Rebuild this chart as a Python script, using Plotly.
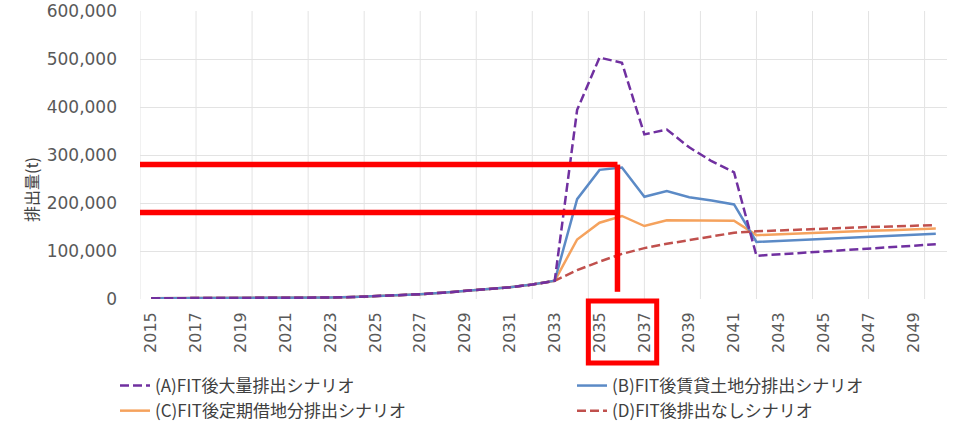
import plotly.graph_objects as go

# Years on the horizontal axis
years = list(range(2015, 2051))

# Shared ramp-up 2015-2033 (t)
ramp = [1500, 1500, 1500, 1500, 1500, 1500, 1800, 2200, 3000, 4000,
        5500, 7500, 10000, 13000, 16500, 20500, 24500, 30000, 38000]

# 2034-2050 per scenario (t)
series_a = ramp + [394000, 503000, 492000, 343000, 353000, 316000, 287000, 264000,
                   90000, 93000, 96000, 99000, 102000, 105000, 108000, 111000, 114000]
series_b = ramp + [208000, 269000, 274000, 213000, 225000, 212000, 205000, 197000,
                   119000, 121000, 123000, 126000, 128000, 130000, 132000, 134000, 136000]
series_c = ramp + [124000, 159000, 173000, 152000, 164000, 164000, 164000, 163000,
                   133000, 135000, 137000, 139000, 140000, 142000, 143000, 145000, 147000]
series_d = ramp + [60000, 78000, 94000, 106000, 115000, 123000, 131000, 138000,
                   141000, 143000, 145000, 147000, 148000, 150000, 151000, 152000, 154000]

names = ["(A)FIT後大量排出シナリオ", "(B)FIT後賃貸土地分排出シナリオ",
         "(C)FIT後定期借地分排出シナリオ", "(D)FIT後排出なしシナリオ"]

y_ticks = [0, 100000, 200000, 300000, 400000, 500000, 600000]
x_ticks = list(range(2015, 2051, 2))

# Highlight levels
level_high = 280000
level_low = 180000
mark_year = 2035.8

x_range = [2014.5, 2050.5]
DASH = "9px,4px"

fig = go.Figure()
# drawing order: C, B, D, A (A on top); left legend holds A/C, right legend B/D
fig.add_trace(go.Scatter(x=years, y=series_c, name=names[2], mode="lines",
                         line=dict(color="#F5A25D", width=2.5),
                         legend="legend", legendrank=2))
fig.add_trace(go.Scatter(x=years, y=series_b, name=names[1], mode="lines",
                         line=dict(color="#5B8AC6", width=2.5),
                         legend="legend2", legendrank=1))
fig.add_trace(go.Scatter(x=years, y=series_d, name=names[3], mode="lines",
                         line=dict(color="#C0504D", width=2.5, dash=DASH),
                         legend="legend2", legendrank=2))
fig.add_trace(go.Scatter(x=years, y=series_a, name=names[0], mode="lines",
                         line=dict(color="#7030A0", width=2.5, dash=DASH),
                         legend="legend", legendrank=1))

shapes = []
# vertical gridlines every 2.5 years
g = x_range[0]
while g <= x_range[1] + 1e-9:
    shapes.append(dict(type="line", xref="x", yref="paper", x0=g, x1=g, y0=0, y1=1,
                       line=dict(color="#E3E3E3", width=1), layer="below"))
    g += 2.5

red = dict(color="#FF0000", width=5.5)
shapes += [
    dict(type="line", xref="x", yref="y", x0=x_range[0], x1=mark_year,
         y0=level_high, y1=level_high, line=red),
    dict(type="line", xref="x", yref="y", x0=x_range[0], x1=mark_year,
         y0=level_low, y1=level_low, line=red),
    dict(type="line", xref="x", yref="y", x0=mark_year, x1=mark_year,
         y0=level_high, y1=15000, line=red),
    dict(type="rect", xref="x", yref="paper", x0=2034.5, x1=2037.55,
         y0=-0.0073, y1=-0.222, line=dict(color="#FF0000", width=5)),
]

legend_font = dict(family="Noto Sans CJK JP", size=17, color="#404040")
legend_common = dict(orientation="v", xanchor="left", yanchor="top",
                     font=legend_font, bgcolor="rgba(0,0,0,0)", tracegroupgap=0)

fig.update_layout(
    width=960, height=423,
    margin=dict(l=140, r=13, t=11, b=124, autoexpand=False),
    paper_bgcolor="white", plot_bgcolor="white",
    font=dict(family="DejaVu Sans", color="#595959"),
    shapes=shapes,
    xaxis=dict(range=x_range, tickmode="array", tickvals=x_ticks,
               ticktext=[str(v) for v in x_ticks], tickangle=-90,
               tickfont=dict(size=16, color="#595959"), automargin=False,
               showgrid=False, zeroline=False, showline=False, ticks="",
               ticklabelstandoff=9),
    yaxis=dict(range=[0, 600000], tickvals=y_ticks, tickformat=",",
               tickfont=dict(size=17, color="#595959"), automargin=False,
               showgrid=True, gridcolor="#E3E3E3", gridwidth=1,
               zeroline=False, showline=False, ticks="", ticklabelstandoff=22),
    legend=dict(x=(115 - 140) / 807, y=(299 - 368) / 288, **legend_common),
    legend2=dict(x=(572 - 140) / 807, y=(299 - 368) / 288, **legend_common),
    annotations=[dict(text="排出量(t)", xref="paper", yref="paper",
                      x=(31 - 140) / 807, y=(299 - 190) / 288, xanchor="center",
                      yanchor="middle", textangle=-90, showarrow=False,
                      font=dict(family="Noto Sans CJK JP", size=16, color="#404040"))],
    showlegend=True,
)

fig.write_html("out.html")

--

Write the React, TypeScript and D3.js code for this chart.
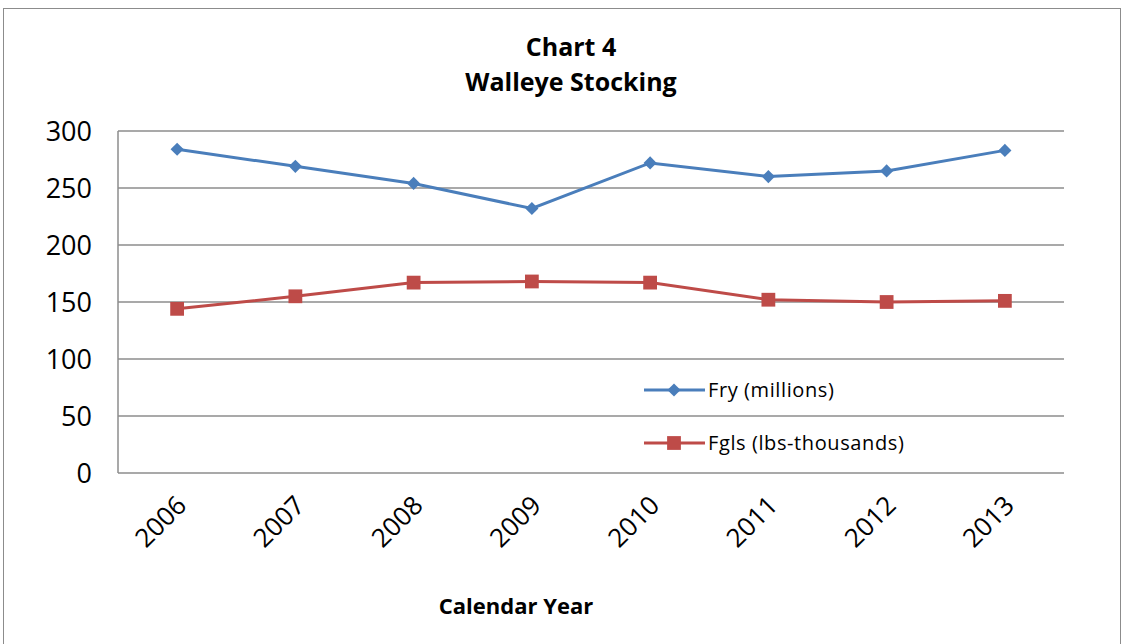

> **Brief**: Go to the line containing "Rebuild this chart" and copy exactly from there through the line containing "years = list(range(2015, 2051))", both included, and nothing more. Pictures are excluded.

> **Finished exercise**:
Rebuild this chart as a Python script, using Plotly.
import plotly.graph_objects as go

# Years on the horizontal axis
years = list(range(2015, 2051))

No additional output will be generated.